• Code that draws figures

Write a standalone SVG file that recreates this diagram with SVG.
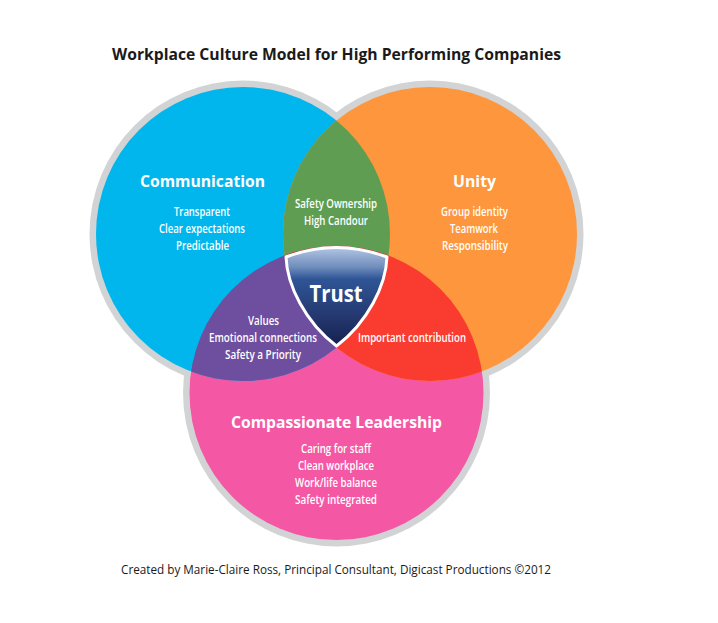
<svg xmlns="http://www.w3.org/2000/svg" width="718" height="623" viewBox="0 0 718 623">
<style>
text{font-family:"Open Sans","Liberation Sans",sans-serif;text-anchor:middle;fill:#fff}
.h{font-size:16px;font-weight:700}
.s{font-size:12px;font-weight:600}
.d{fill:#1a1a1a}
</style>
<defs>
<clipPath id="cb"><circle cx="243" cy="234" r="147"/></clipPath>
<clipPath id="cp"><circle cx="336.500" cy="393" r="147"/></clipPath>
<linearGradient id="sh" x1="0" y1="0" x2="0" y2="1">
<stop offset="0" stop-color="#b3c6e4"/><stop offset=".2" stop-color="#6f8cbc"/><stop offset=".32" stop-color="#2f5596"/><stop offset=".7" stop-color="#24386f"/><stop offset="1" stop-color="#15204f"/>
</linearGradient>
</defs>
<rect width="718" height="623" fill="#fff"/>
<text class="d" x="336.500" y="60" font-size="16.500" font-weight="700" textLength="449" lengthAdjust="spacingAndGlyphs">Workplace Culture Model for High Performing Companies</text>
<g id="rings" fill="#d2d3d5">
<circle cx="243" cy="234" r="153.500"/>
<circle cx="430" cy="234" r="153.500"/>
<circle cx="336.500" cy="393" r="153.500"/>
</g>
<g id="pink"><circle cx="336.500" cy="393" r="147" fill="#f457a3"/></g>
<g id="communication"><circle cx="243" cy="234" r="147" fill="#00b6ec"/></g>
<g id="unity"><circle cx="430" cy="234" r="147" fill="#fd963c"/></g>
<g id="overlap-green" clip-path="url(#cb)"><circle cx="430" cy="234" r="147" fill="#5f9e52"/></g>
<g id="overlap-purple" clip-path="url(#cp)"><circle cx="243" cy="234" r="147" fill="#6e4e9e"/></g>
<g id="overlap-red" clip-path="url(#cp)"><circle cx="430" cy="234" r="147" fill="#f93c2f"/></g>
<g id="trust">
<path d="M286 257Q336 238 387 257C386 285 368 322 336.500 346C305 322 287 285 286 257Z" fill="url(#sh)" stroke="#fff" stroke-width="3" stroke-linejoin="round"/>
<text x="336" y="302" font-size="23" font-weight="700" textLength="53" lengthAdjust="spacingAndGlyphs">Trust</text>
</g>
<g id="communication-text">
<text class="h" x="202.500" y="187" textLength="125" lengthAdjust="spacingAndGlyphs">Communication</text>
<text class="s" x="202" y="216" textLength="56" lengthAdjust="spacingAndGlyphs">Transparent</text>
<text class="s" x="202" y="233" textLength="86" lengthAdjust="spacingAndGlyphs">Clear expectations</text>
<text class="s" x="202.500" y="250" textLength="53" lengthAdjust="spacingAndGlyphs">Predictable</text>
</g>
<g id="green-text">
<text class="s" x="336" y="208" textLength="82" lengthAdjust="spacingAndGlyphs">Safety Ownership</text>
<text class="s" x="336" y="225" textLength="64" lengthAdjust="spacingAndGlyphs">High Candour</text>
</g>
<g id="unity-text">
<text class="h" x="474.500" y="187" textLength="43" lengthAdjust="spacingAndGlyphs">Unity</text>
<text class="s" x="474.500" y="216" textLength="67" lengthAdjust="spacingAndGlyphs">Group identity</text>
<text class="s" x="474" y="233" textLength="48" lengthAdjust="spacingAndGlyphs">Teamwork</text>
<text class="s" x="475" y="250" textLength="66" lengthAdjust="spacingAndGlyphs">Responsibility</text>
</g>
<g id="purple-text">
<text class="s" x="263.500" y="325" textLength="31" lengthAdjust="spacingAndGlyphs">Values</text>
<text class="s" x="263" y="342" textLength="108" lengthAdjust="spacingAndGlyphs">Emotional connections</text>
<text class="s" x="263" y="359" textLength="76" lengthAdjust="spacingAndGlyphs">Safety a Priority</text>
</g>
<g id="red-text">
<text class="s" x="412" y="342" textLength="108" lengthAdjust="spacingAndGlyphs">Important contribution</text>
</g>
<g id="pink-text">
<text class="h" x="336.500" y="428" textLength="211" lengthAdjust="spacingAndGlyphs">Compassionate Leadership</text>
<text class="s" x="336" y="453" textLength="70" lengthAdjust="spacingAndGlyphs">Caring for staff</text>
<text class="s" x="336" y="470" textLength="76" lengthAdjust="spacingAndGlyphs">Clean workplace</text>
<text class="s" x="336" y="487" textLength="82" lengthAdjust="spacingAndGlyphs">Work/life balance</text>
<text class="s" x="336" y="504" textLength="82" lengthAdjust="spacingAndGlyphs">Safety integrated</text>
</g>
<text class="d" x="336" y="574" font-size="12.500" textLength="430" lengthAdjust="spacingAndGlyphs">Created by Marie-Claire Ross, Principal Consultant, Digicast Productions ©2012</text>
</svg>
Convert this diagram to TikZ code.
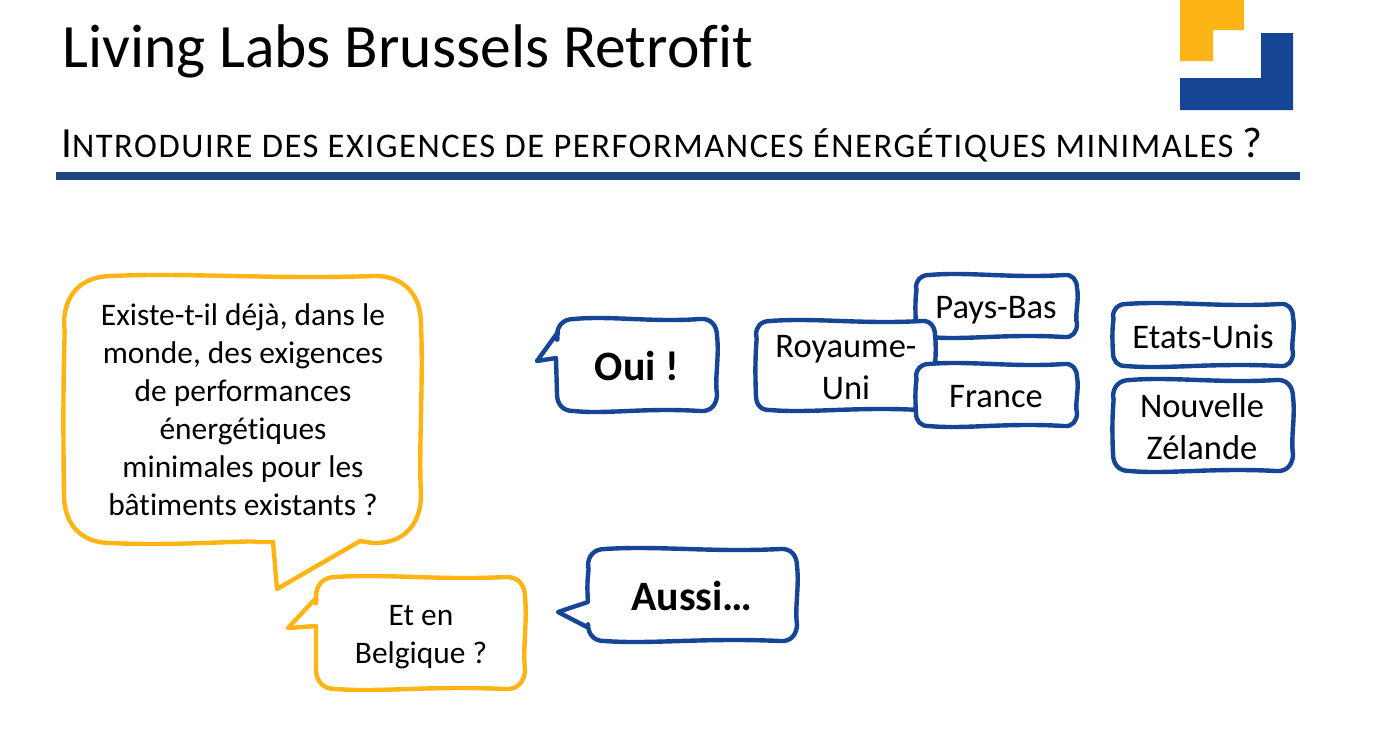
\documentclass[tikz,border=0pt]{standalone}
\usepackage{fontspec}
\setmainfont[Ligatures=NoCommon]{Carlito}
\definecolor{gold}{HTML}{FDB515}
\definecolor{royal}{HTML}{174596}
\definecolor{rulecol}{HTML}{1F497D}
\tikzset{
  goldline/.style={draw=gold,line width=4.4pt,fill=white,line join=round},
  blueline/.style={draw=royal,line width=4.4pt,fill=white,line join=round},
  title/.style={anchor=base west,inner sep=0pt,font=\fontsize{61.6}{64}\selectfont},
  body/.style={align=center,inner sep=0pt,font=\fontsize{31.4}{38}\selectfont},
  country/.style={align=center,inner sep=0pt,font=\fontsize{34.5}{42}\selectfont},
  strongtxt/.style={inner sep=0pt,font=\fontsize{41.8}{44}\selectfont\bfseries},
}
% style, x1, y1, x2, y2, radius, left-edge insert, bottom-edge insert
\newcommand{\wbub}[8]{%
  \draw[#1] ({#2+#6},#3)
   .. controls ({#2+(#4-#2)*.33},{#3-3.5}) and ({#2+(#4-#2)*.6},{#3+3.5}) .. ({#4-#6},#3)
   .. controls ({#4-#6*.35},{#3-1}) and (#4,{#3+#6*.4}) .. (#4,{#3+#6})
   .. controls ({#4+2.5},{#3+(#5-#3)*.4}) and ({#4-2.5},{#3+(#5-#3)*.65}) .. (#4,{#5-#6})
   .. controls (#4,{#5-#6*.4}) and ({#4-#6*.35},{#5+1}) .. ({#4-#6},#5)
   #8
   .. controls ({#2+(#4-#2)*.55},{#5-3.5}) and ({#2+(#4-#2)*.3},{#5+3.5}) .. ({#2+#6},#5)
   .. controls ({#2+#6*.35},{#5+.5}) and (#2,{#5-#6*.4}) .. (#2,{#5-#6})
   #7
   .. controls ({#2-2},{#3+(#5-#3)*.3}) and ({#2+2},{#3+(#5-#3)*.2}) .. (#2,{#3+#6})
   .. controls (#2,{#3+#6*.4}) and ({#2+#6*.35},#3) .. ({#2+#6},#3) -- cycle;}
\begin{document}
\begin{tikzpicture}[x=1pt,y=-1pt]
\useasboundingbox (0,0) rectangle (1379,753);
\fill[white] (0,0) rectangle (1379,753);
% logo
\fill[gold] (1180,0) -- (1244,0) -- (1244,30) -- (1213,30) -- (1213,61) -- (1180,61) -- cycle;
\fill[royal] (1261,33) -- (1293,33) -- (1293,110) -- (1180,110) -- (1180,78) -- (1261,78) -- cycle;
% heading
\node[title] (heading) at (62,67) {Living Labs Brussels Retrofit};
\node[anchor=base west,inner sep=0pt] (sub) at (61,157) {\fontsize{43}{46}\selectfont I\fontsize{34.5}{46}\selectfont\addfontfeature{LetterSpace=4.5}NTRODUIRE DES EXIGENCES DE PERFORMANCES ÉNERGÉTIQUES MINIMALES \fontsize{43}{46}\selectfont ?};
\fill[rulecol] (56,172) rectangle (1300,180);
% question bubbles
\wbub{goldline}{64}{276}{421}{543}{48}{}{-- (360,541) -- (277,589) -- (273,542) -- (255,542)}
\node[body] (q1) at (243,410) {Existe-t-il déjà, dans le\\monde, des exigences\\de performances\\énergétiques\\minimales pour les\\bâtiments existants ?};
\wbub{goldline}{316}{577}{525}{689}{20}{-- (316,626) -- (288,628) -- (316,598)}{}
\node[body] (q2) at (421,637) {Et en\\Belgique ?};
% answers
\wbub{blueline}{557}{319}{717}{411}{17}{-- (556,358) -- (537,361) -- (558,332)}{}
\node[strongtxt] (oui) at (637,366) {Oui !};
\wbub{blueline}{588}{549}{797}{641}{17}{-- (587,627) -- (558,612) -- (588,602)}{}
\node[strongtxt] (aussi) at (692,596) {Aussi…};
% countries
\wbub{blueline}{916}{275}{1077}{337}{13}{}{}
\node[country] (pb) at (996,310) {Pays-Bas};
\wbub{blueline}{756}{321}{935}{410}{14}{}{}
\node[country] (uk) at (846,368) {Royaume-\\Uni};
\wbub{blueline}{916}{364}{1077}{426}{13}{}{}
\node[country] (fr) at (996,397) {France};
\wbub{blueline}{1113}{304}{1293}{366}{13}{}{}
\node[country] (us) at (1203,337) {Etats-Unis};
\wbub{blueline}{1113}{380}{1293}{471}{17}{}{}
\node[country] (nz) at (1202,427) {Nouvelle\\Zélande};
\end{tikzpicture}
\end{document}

• Written instruction
Pick out and copy the lines of the material that include the word "this".

• Written response
Write a standalone SVG file that recreates this diagram with SVG.
Convert this diagram to TikZ code.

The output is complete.